AGILLM3.5 Single File
AGILLM3.5 is the AGILLM3 checkpoint/tokenizer contract running on the AGILLM4 runtime and DiffusionBlock training path.
The runnable artifact is agillm35.py. The helper modules are folded into that one file so the runtime can be cloned, inspected, and launched without restoring the whole AGILLM4 source tree.
Public Join Scripts
public_join/agillm35_network_host.py starts a signed-lease HTTPS coordinator for people who want to run their own network.
public_join/agillm35_join_worker.py is an outbound-only worker for untrusted joiners. It requests short-lived leases, verifies package hashes, runs a local worker command, and submits results to quarantine rather than exposing SSH or writing directly into the master merge path.
Distributed Inference
distributed_infer/agillm35_distributed_infer.py is a single-file distributed AR inference harness for the real AGILLM3.5 transformer. It splits contiguous transformer/DiffusionBlock layer ranges across local or HTTP worker stages, using the actual Block implementation and MoE FFNs from the checkpoint config.
Plan layer ranges:
python distributed_infer/agillm35_distributed_infer.py plan \
--agillm35-path ./agillm35.py \
--ckpt /path/to/master.pt \
--dblock-blocks 8
Start a worker for one layer range:
AGILLM35_INFER_TOKEN='change-me' python distributed_infer/agillm35_distributed_infer.py worker \
--agillm35-path ./agillm35.py \
--ckpt /path/to/master.pt \
--start-layer 0 \
--end-layer 12 \
--host 0.0.0.0 \
--port 9100
Run the coordinator:
AGILLM35_INFER_TOKEN='change-me' python distributed_infer/agillm35_distributed_infer.py infer \
--agillm35-path ./agillm35.py \
--ckpt /path/to/master.pt \
--prompt "Hello" \
--max-new 32 \
--cache-mode kv \
--stage https://worker-a.example:9100,0,12 \
--stage local:12:24
Network tensor payloads use a small raw tensor wire format rather than unpickling remote worker responses. Use TLS plus a bearer token for workers exposed beyond localhost. --cache-mode kv is the default and keeps per-session KV state on each worker after the prompt prefill, so decode steps send only the new hidden token through the pipeline. --cache-mode full is kept for comparison/debugging. SAT/NAT distributed decoding is a later phase.
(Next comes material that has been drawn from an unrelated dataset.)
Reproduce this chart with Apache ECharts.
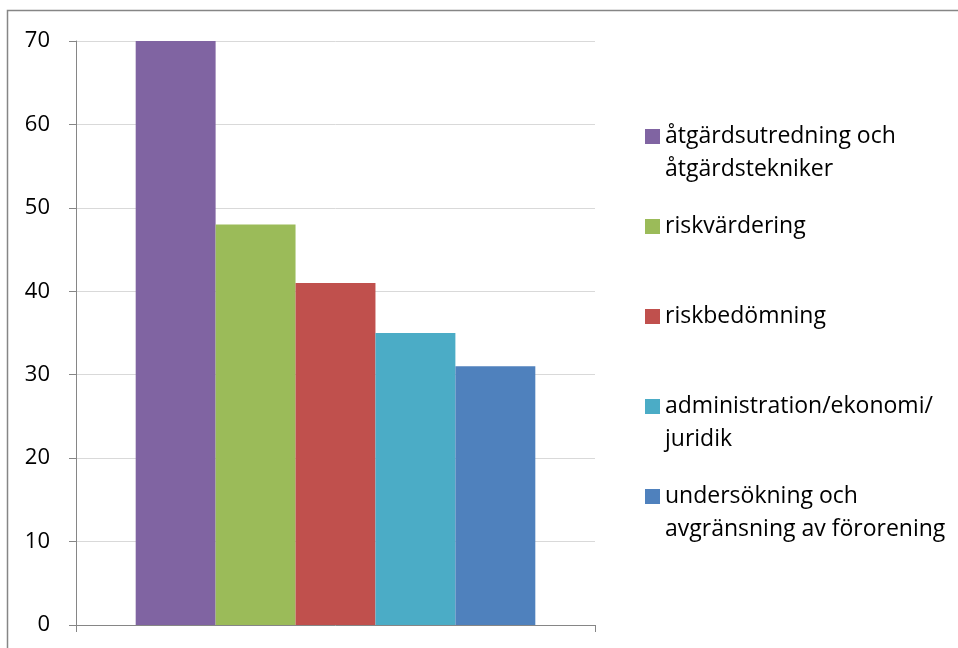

For inference against the live round-299 checkpoint, prefer the HF inference-slim artifact distributed/inference/master_r299_20260602-205914_ar_infer_slim.pt; it drops optimizer/SAT/disaggregated training state while preserving AR transformer inference.
Defaults
- tokenizer:
deepseek-ai/DeepSeek-V3.2 - preset:
large(d=1024,layers=24,heads=16,rank=128) - compatibility mode:
--agillm3_compat - NAT head/objective: disabled for AGILLM3 checkpoint compatibility
- DiffusionBlocks: available with
--dblock
Commands
python agillm35.py --help
python agillm35.py status --ckpt /path/to/pretrain_step00051081.pt
python agillm35.py infer --ckpt /path/to/pretrain_step00051081.pt --prompt "Hello"
Example
python agillm35.py train \
--agillm3_compat \
--preset large \
--resume /path/to/pretrain_step00051081.pt \
--block 512 \
--batch_size 1 \
--source HuggingFaceFW/fineweb-edu \
--save_dir ckpts \
--dblock \
--dblock_blocks 8 \
--nat_every 0 \
--dblock_nat_weight 0
Notes
This repository contains code only, not AGILLM3 checkpoint weights.
DiffusionBlock logs report raw CE-style loss plus the actual EDM-weighted training objective as weighted. The weighted value is the optimization target; the raw value is the sanity-check number to compare with ordinary AR/SAT loss.
The Linux smoke test compiles the single file and completes a one-step synthetic training save. The full AGILLM3.5 continuation run is managed separately by the disaggregated Hetzner worker setup.